Let's create a linear classifier one more time, but using PyTorch's automatic differentiation and optimization algorithms.  Then you will extend the perceptron into a multi-layer perceptron (MLP).

In [None]:
import numpy as np
import torch

We need to explicitly tell PyTorch when creating a tensor that we are interested in later computing its gradient

In [None]:
a = torch.tensor(5.,requires_grad=True)
a

In [None]:
b = torch.tensor(6.,requires_grad=True)
c = 2*a+3*b
c

To extract the gradients, we first need to call `backward()`.

In [None]:
c.backward()

Now to get the gradient of any variable with respect to `c`, we simply access the `grad` attribute of that variable.

In [None]:
a.grad

In [None]:
b.grad

Let's load and format the Palmer penguins dataset for multi-class classification.

In [None]:
!pip install scikit-learn palmerpenguins mlxtend
from palmerpenguins import load_penguins
from matplotlib import pyplot as plt

In [None]:
df = load_penguins()

# drop rows with missing values
df.dropna(inplace=True)

# get two features
X = df[['flipper_length_mm','bill_length_mm']].values

# convert species labels to integers
y = df['species'].map({'Adelie':0,'Chinstrap':1,'Gentoo':2}).values

To make the learning algorithm work more smoothly, we we will subtract the mean of each feature.

Here `np.mean` calculates a mean, and `axis=0` tells NumPy to calculate the mean over the rows (calculate the mean of each column).

In [None]:
X -= np.mean(X,axis=0)

Now we will convert our `X` and `y` arrays to torch Tensors.

In [None]:
X = torch.tensor(X).float()
y = torch.tensor(y).long()
print(X.shape)
print(y)

In [None]:
from torch import nn

The `torch.nn.Sequential` class creates a feed-forward network from a list of `nn.Module` objects.  Here we provide a single `nn.Linear` class which performs an affine transformation ($Wx+b$) so that we will have a linear classifier.

In [None]:
linear_model = torch.nn.Sequential(
    torch.nn.Linear(2,3),
    # two inputs, three outputs
)

Now we create a cross-entropy loss function object and a stochastic gradient descent (SGD) optimizer.

In [None]:
loss_fn = torch.nn.CrossEntropyLoss()

In [None]:
lr = 1e-2
opt = torch.optim.SGD(linear_model.parameters(), lr=lr)

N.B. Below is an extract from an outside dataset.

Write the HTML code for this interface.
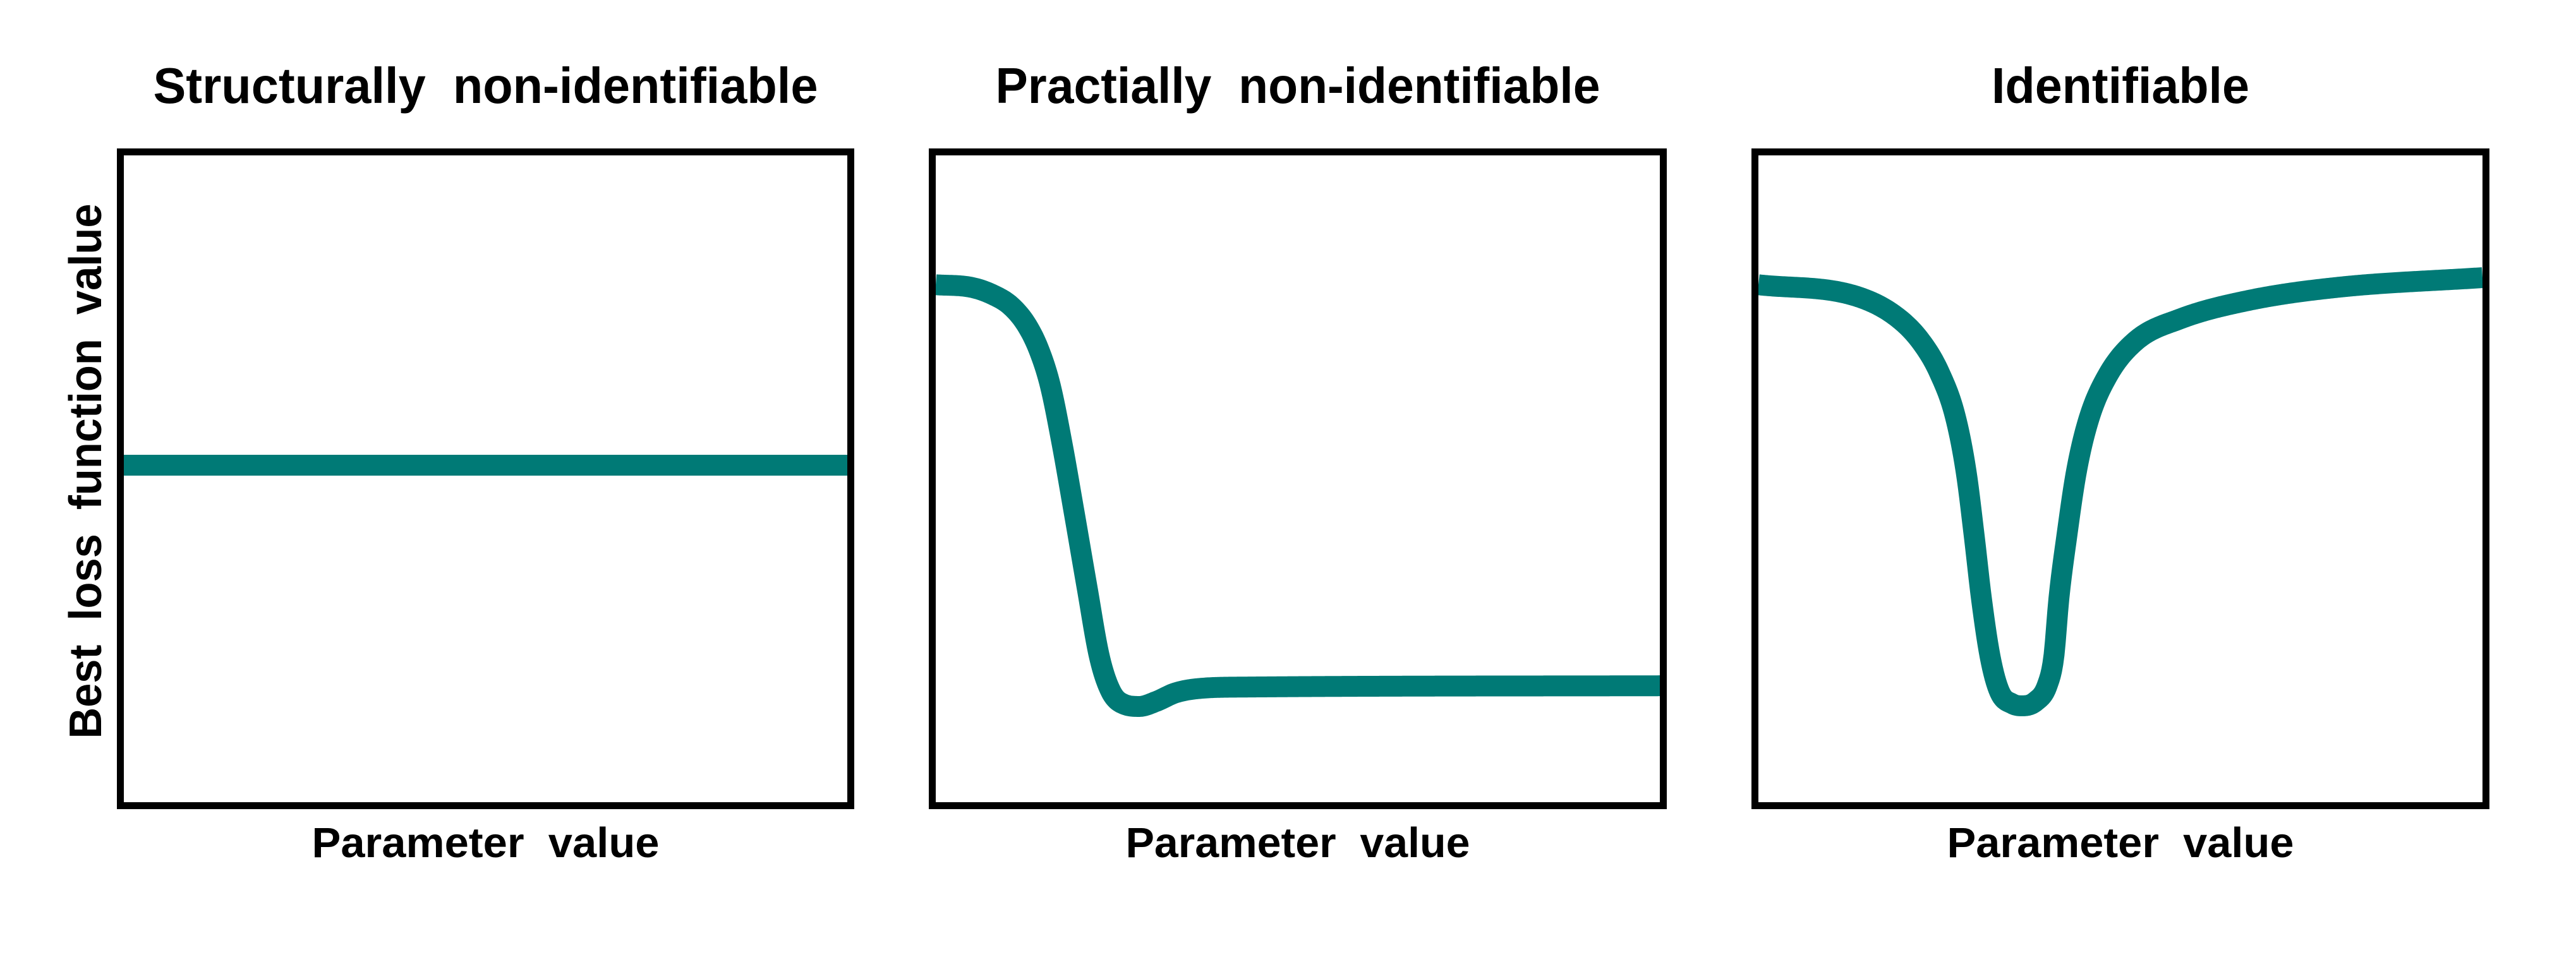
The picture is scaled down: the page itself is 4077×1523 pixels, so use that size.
<!DOCTYPE html>
<html><head><meta charset="utf-8"><style>html,body{margin:0;padding:0;background:#fff}svg{display:block}text{font-family:"Liberation Sans",sans-serif;font-weight:bold;fill:#000;white-space:pre}</style></head>
<body>
<svg id="fig" width="4077" height="1523" viewBox="0 0 4077 1523" xmlns="http://www.w3.org/2000/svg">
<rect width="4077" height="1523" fill="#fff"/>
</svg>
<script>
const panelTitles = ["Structurally  non-identifiable", "Practially  non-identifiable", "Identifiable"];
const p1X = [0, 10];
const p1Y = [5.21, 5.21];
const p2X = [0, 0.49, 0.78, 1.04, 1.26, 1.43, 1.58, 1.74, 1.91, 2.09, 2.26, 2.42, 2.61, 2.81, 3.05, 3.31, 3.66, 4.27, 10];
const p2Y = [8.00, 7.96, 7.85, 7.67, 7.37, 6.98, 6.45, 5.57, 4.49, 3.32, 2.25, 1.71, 1.51, 1.48, 1.56, 1.69, 1.76, 1.78, 1.80];
const p3X = [0, 1.33, 1.89, 2.24, 2.50, 2.72, 2.87, 2.98, 3.08, 3.20, 3.33, 3.51, 3.65, 3.83, 3.99, 4.08, 4.15, 4.26, 4.39, 4.56, 4.82, 5.21, 5.82, 6.78, 8.00, 10];
const p3Y = [8.00, 7.83, 7.52, 7.13, 6.64, 5.96, 5.10, 4.12, 3.15, 2.25, 1.71, 1.52, 1.49, 1.56, 1.81, 2.25, 3.15, 4.12, 5.10, 5.91, 6.59, 7.13, 7.47, 7.76, 7.96, 8.11];

const NS = "http://www.w3.org/2000/svg";
const svg = document.getElementById("fig");
const panels = [
  {x0: 185, x1: 1352, tw: 1052, lw: 550, xs: p1X, ys: p1Y},
  {x0: 1470, x1: 2638, tw: 957, lw: 545, xs: p2X, ys: p2Y},
  {x0: 2772, x1: 3940, tw: 408, lw: 549, xs: p3X, ys: p3Y}
];
const frameTop = 235, frameBot = 1281, bw = 11;
const iTop = frameTop + bw, iBot = frameBot - bw;
function mk(tag, attrs){const e=document.createElementNS(NS,tag);for(const k in attrs)e.setAttribute(k,attrs[k]);svg.appendChild(e);return e;}

// Fritsch-Carlson monotone cubic interpolation
function monotone(xs, ys){
  const n = xs.length, d = [], m = [];
  for (let i = 0; i < n - 1; i++) d.push((ys[i+1]-ys[i])/(xs[i+1]-xs[i]));
  m[0] = d[0]; m[n-1] = d[n-2];
  for (let i = 1; i < n - 1; i++) m[i] = (d[i-1]*d[i] <= 0) ? 0 : (d[i-1]+d[i])/2;
  for (let i = 0; i < n - 1; i++) {
    if (d[i] === 0) { m[i] = 0; m[i+1] = 0; continue; }
    const a = m[i]/d[i], b = m[i+1]/d[i], s = a*a + b*b;
    if (s > 9) { const t = 3/Math.sqrt(s); m[i] = t*a*d[i]; m[i+1] = t*b*d[i]; }
  }
  return x => {
    let i = 0; while (i < n - 2 && x > xs[i+1]) i++;
    const h = xs[i+1]-xs[i], t = (x - xs[i])/h;
    const h00 = 2*t*t*t - 3*t*t + 1, h10 = t*t*t - 2*t*t + t, h01 = -2*t*t*t + 3*t*t, h11 = t*t*t - t*t;
    return h00*ys[i] + h10*h*m[i] + h01*ys[i+1] + h11*h*m[i+1];
  };
}

panels.forEach((p, i) => {
  const ix0 = p.x0 + bw, ix1 = p.x1 - bw;
  const sx = v => ix0 + (v / 10) * (ix1 - ix0);
  const sy = v => iBot - (v / 10) * (iBot - iTop);
  const cp = mk("clipPath", {id: "clip" + i});
  const cr = document.createElementNS(NS, "rect");
  cr.setAttribute("x", ix0); cr.setAttribute("y", iTop); cr.setAttribute("width", ix1 - ix0); cr.setAttribute("height", iBot - iTop);
  cp.appendChild(cr);
  const f = monotone(p.xs, p.ys);
  const xmin = p.xs[0], xmax = p.xs[p.xs.length - 1];
  let d = "";
  const N = 600;
  for (let k = 0; k <= N; k++) {
    const xv = xmin + (xmax - xmin) * k / N;
    d += (k ? " L" : "M") + sx(xv).toFixed(2) + "," + sy(f(xv)).toFixed(2);
  }
  const path = mk("path", {d: d, fill: "none", stroke: "#007a76", "stroke-width": 33, "stroke-linejoin": "round", "clip-path": "url(#clip" + i + ")"});
  
  
  const fr = mk("rect", {x: p.x0 + bw / 2, y: frameTop + bw / 2, width: p.x1 - p.x0 - bw, height: frameBot - frameTop - bw, fill: "none", stroke: "#000", "stroke-width": bw});
  
  
  const cx = (p.x0 + p.x1) / 2;
  const t = mk("text", {x: cx, y: 163, "text-anchor": "middle", "font-size": 80, textLength: p.tw, lengthAdjust: "spacingAndGlyphs"});
  t.textContent = panelTitles[i];
  
  
  const xl = mk("text", {x: cx, y: 1357, "text-anchor": "middle", "font-size": 67, textLength: p.lw, lengthAdjust: "spacingAndGlyphs"});
  xl.textContent = "Parameter  value";
  
  
});
const yl = mk("text", {x: 0, y: 0, "text-anchor": "middle", "font-size": 72, textLength: 847, lengthAdjust: "spacingAndGlyphs", transform: "translate(160,746) rotate(-90)"});
yl.textContent = "Best  loss  function  value";


</script>
</body></html>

Finally we can iteratively optimize the model.

In [None]:
epochs = 100
for epoch in range(epochs):
    opt.zero_grad() # zero out the gradients

    z = linear_model(X) # compute z values
    loss = loss_fn(z,y) # compute loss

    loss.backward() # compute gradients

    opt.step() # apply gradients

    print(f'epoch {epoch}: loss is {loss.item()}')

In [None]:
# calculating accuracy
y_pred = linear_model(X)
num_pred = y_pred.size(dim=0)
max_val, max_idx = torch.max(y_pred, dim = 1)

total = 0
# iterate through the tensor, look to see if the y_pred matched the value of the actual y
# print(max_idx)
for i in range(num_pred):
  if max_idx[i] == y[i]:
    total += 1

accuracy = total/num_pred
print(accuracy)

### Exercises

Extend the above code to implement an MLP with a single hidden layer of size 100.

Write code to compute the accuracy of each model.

Can you get the MLP to outperform the linear model?

In [None]:
multilayer_model = torch.nn.Sequential(
    torch.nn.Linear(2,100),
    torch.nn.ReLU(),
    torch.nn.Linear(100,3),
    # two inputs, three outputs
)

loss_fn = torch.nn.CrossEntropyLoss()
opt = torch.optim.SGD(multilayer_model.parameters(), lr=lr)

In [None]:
epochs = 100
for epoch in range(epochs):
    opt.zero_grad() # zero out the gradients

    z = multilayer_model(X) # compute z values
    loss = loss_fn(z,y) # compute loss

    loss.backward() # compute gradients

    opt.step() # apply gradients

    print(f'epoch {epoch}: loss is {loss.item()}')

In [None]:
# calculating accuracy
y_pred = multilayer_model(X)
num_pred = y_pred.size(dim=0)
max_val, max_idx = torch.max(y_pred, dim = 1)

total = 0
# iterate through the tensor, look to see if the y_pred matched the value of the actual y
#print(max_idx)
for i in range(num_pred):
  if max_idx[i] == y[i]:
    total += 1

accuracy = total/num_pred
print(accuracy)